Nach dem Vorbild der SZ-Bibliothek hat die Arbeitsgemeinschaft von Jugendverlagen (AvJ) die Planung einer Kinder- und Jugendbibliothek angestoßen. Damit solle der jüngeren Leserschaft ein interessanter Querschnitt von Kinder- und Jugendbüchern angeboten werden, berichtet das Börsenblatt. Das Buchpaket könnte nach den Vorstellungen der AvJ-Verleger etwa 50 Titel aus der Backlist der Verlage umfassen. Im Gegensatz zur SZ-Bibliothek wollen sie die Auflage limitieren.

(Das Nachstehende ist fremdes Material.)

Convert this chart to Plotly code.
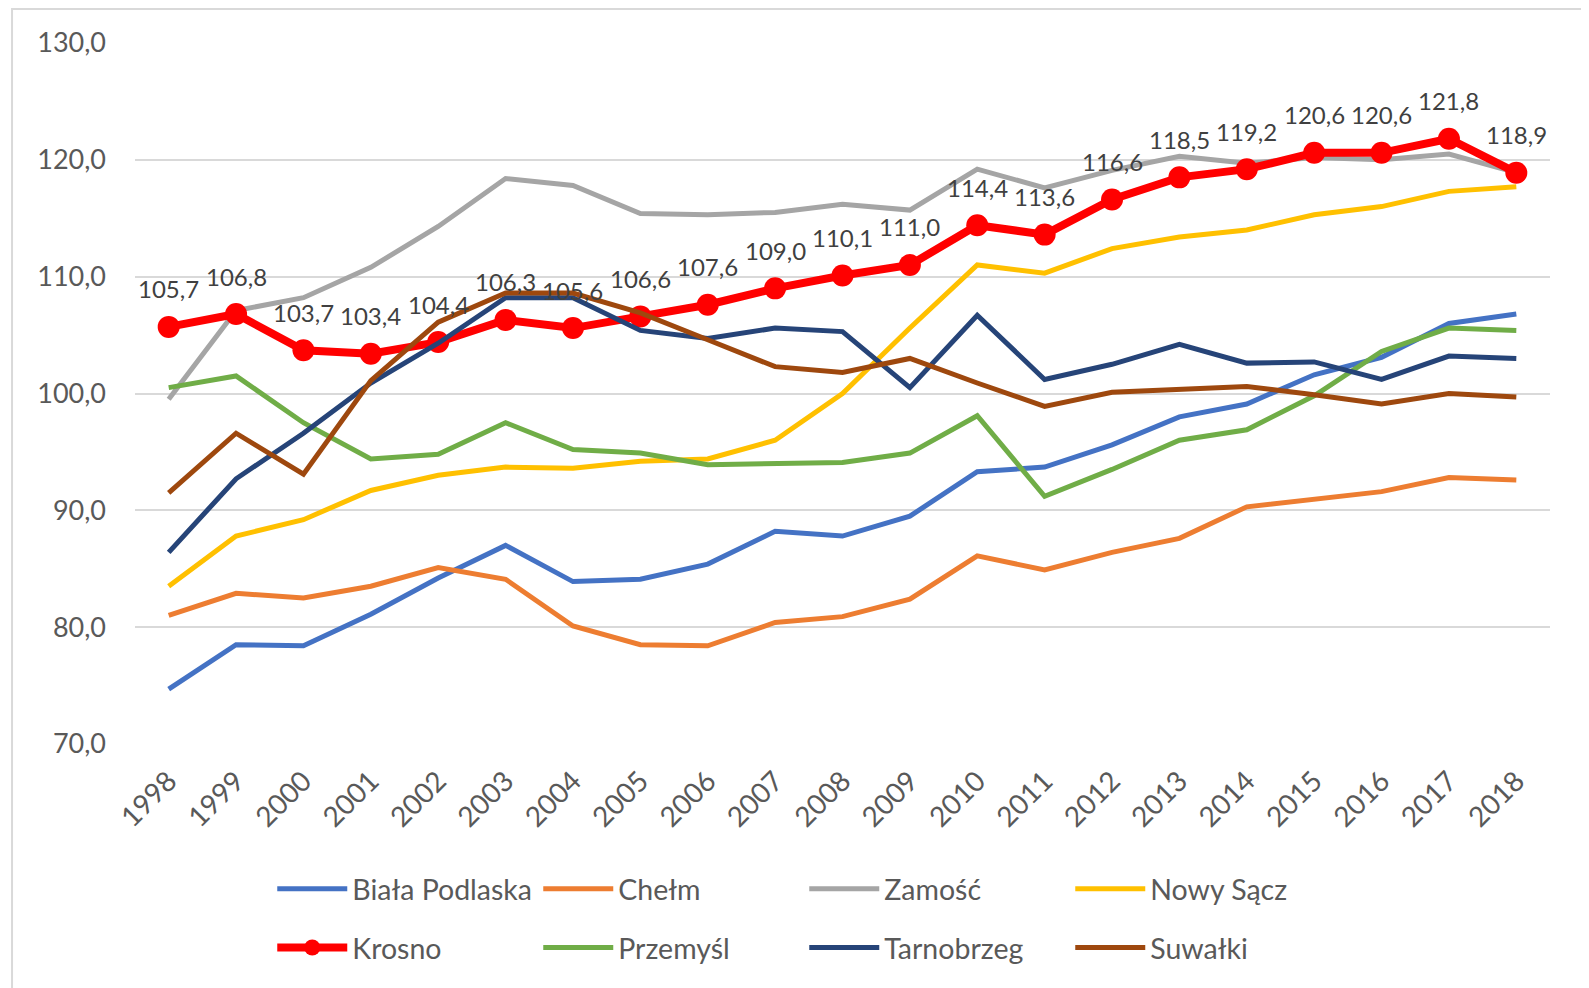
import plotly.graph_objects as go

years = [str(y) for y in range(1998, 2019)]

biala_podlaska = [74.7, 78.5, 78.4, 81.1, 84.2, 87.0, 83.9, 84.1, 85.4, 88.2, 87.8, 89.5, 93.3, 93.7, 95.6, 98.0, 99.1, 101.6, 103.1, 106.0, 106.8]
chelm = [81.0, 82.9, 82.5, 83.5, 85.1, 84.1, 80.1, 78.5, 78.4, 80.4, 80.9, 82.4, 86.1, 84.9, 86.4, 87.6, 90.3, 90.9, 91.6, 92.8, 92.6]
zamosc = [99.5, 107.1, 108.2, 110.8, 114.3, 118.4, 117.8, 115.4, 115.3, 115.5, 116.2, 115.7, 119.2, 117.6, 119.1, 120.3, 119.7, 120.2, 120.0, 120.5, 118.9]
nowy_sacz = [83.5, 87.8, 89.2, 91.7, 93.0, 93.7, 93.6, 94.2, 94.4, 96.0, 100.0, 105.6, 111.0, 110.3, 112.4, 113.4, 114.0, 115.3, 116.0, 117.3, 117.7]
krosno = [105.7, 106.8, 103.7, 103.4, 104.4, 106.3, 105.6, 106.6, 107.6, 109.0, 110.1, 111.0, 114.4, 113.6, 116.6, 118.5, 119.2, 120.6, 120.6, 121.8, 118.9]
przemysl = [100.5, 101.5, 97.5, 94.4, 94.8, 97.5, 95.2, 94.9, 93.9, 94.0, 94.1, 94.9, 98.1, 91.2, 93.5, 96.0, 96.9, 99.8, 103.6, 105.6, 105.4]
tarnobrzeg = [86.4, 92.7, 96.6, 100.9, 104.3, 108.2, 108.2, 105.4, 104.7, 105.6, 105.3, 100.5, 106.7, 101.2, 102.5, 104.2, 102.6, 102.7, 101.2, 103.2, 103.0]
suwalki = [91.5, 96.6, 93.1, 101.1, 106.1, 108.6, 108.6, 106.9, 104.6, 102.3, 101.8, 103.0, 100.9, 98.9, 100.1, 100.4, 100.6, 99.9, 99.1, 100.0, 99.7]

series_names = ["Biała Podlaska", "Chełm", "Zamość", "Nowy Sącz", "Krosno", "Przemyśl", "Tarnobrzeg", "Suwałki"]
series_values = [biala_podlaska, chelm, zamosc, nowy_sacz, krosno, przemysl, tarnobrzeg, suwalki]
series_colors = ["#4472C4", "#ED7D31", "#A5A5A5", "#FFC000", "#FF0000", "#70AD47", "#264478", "#9E480E"]

FONT = "Lato"
TXT = "#595959"

fig = go.Figure()
for i, (name, vals, col) in enumerate(zip(series_names, series_values, series_colors)):
    leg = "legend" if i < 4 else "legend2"
    if name == "Krosno":
        fig.add_trace(go.Scatter(
            x=years, y=vals, name=name, mode="lines+markers",
            line=dict(color=col, width=8),
            marker=dict(color=col, size=22),
            legend=leg,
        ))
    else:
        fig.add_trace(go.Scatter(
            x=years, y=vals, name=name, mode="lines",
            line=dict(color=col, width=5),
            legend=leg,
        ))

# data labels for Krosno (category index used as x position)
for idx, v in enumerate(krosno):
    fig.add_annotation(
        x=idx, y=v, text=f"{v:.1f}".replace(".", ","), showarrow=False,
        xref="x", yref="y",
        yshift=38, font=dict(family=FONT, size=24, color="#404040"),
    )

legend_common = dict(
    orientation="h", xanchor="left", yanchor="middle",
    font=dict(family=FONT, size=28.5, color=TXT),
    entrywidth=181, itemwidth=70, bgcolor="rgba(0,0,0,0)",
    tracegroupgap=0,
)

fig.update_layout(
    width=1581, height=980,
    margin=dict(l=127, r=39, t=35, b=244),
    paper_bgcolor="white", plot_bgcolor="white",
    separators=", ",
    font=dict(family=FONT, color=TXT),
    showlegend=True,
    legend=dict(x=0.097, y=-0.207, **legend_common),
    legend2=dict(x=0.097, y=-0.291, **legend_common),
    xaxis=dict(
        type="category", range=[-0.5, 20.5], showgrid=False, showline=False,
        zeroline=False, ticks="", tickangle=-45, ticklabelstandoff=14,
        tickfont=dict(family=FONT, size=28, color=TXT),
    ),
    yaxis=dict(
        range=[70, 130], dtick=10, tick0=70, tickformat=".1f",
        showgrid=True, gridcolor="#D9D9D9", gridwidth=2, showline=False,
        zeroline=False, ticks="", ticklabelstandoff=28,
        tickfont=dict(family=FONT, size=27, color=TXT),
    ),
    shapes=[dict(type="rect", xref="paper", yref="paper",
                 x0=-0.0869, x1=1.0269, y0=-0.5, y1=1.0485,
                 line=dict(color="#D9D9D9", width=2), fillcolor="rgba(0,0,0,0)",
                 layer="below")],
)

fig.write_html("out.html")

Der Piper Verlag feierte am 19. Mai sein 100-jähriges Bestehen und stiftete aus diesem Anlass dem Deutschen Literaturarchiv in Marbach sein historisches Verlagsarchiv. Die Sammlung umfasse, so das Börsenblatt, unter anderem Schriftstücke von Arno Holz, Marc Chagall, Ingeborg Bachmann und Karl Jaspers.

Personalien aus der Buchbranche.

Meldungen: Der Versandbuchhandel hat sich in 2003 gegenüber dem Vorjahr mit einem Plus von 9,3 Prozent behauptet: Während die reinen Online-Händler um 15 Prozent zulegen konnten, melden die traditionellen Versender ein Plus von einem Prozent. Am 9. Juni verkündet das Bundesverfassungsgericht sein Urteil im Streit um die Ladenschlusszeiten. Die Bundesprüfstelle für jugendgefährdende Medien hat das Buch "Der Jahrhundertbetrug" von Arthur R. Butz auf den Index gesetzt.